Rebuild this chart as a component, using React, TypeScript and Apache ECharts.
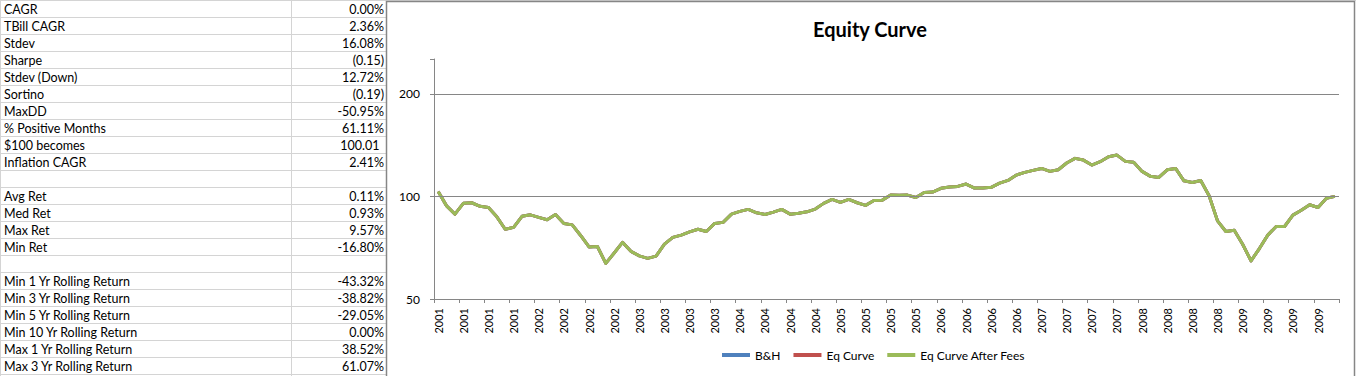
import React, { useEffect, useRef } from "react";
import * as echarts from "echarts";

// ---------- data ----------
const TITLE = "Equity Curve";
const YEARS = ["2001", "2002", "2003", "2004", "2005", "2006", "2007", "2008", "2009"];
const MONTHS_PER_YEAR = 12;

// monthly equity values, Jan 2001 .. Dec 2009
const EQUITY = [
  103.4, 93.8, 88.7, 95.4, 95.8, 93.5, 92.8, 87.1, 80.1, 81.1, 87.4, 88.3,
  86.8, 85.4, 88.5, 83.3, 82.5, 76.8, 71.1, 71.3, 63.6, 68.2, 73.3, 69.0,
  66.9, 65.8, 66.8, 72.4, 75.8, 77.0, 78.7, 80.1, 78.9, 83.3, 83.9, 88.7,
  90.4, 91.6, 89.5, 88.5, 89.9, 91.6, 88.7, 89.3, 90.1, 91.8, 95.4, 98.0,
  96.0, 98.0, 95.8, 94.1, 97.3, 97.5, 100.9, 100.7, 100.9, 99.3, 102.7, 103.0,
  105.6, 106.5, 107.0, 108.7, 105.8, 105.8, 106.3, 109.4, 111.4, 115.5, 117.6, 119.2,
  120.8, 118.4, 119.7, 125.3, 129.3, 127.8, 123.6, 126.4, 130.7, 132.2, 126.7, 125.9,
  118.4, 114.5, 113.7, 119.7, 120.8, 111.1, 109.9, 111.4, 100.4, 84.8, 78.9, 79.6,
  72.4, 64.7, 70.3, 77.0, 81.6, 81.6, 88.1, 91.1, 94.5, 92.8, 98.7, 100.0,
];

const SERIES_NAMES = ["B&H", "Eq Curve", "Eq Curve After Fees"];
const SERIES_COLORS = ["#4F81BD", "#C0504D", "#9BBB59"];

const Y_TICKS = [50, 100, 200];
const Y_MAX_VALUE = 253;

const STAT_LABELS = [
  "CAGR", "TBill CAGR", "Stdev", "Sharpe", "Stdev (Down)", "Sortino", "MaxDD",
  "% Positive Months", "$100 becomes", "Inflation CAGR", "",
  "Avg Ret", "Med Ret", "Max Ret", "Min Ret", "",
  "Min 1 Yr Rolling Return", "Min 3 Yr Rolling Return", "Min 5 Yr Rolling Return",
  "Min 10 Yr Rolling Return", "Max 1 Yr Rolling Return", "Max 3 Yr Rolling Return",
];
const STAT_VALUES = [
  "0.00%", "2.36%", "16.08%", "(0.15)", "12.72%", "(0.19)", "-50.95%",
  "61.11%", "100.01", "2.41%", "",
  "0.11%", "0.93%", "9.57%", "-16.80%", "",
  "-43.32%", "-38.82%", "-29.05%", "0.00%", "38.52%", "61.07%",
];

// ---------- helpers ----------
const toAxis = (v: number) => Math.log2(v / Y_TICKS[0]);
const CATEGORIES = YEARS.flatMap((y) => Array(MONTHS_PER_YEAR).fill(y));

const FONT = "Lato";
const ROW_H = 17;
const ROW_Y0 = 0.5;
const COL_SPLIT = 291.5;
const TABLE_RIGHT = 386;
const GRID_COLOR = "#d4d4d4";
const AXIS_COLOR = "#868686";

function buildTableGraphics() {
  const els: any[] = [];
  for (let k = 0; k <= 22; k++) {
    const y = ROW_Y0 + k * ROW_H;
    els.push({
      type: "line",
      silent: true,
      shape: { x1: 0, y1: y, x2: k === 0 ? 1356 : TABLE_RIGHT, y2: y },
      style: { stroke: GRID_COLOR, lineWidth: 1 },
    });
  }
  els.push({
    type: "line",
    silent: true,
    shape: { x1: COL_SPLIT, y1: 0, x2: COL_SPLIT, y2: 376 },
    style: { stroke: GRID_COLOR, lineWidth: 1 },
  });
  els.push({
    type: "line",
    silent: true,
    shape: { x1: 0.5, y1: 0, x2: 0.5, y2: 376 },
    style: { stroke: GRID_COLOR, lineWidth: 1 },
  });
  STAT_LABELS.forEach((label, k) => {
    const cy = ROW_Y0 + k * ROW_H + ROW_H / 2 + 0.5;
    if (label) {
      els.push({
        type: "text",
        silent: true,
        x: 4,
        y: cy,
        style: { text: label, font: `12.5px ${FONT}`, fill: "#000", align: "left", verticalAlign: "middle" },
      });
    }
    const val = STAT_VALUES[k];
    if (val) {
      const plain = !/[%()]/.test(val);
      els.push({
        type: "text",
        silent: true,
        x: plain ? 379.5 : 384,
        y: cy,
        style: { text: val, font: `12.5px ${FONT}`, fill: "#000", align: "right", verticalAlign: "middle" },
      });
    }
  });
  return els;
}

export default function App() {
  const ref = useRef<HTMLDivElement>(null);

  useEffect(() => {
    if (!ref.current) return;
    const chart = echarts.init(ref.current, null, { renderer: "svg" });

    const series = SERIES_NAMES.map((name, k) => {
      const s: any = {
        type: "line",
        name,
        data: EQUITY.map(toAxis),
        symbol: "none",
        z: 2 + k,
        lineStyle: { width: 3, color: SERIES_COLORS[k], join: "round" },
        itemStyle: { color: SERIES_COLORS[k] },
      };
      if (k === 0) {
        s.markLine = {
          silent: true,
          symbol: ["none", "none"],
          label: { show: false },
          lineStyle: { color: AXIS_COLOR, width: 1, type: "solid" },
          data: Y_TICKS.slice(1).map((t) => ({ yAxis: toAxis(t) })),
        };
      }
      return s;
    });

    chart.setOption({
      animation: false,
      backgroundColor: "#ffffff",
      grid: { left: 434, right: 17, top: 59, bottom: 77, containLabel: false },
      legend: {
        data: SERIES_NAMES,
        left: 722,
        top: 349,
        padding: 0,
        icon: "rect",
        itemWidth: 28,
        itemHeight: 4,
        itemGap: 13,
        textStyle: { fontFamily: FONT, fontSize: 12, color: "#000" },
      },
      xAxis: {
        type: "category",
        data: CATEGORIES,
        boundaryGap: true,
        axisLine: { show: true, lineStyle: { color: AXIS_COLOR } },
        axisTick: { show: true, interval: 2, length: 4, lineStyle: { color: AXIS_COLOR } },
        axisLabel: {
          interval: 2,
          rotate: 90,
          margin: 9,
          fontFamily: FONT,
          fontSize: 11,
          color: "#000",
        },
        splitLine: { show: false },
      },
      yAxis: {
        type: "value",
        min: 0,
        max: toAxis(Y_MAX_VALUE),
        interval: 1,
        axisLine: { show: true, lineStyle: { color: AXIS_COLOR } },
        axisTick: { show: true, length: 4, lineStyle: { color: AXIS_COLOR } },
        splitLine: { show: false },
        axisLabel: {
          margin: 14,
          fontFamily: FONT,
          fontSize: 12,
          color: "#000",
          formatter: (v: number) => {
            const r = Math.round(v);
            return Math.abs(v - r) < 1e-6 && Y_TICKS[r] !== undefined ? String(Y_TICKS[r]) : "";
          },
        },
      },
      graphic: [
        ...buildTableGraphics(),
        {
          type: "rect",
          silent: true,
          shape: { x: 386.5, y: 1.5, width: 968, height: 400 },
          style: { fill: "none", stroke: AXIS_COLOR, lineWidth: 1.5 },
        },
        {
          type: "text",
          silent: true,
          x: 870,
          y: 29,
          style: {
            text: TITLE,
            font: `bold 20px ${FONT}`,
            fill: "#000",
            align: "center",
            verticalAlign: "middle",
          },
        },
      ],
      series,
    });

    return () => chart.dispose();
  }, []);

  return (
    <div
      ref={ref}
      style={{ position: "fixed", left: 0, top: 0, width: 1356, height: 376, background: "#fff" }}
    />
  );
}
####################
Begin at the top of the material above and output each line exactly, stopping after the line that holds "const MONTHS_PER_YEAR = 12;". Leave out pictures.

Rebuild this chart as a component, using React, TypeScript and Apache ECharts.
import React, { useEffect, useRef } from "react";
import * as echarts from "echarts";

// ---------- data ----------
const TITLE = "Equity Curve";
const YEARS = ["2001", "2002", "2003", "2004", "2005", "2006", "2007", "2008", "2009"];
const MONTHS_PER_YEAR = 12;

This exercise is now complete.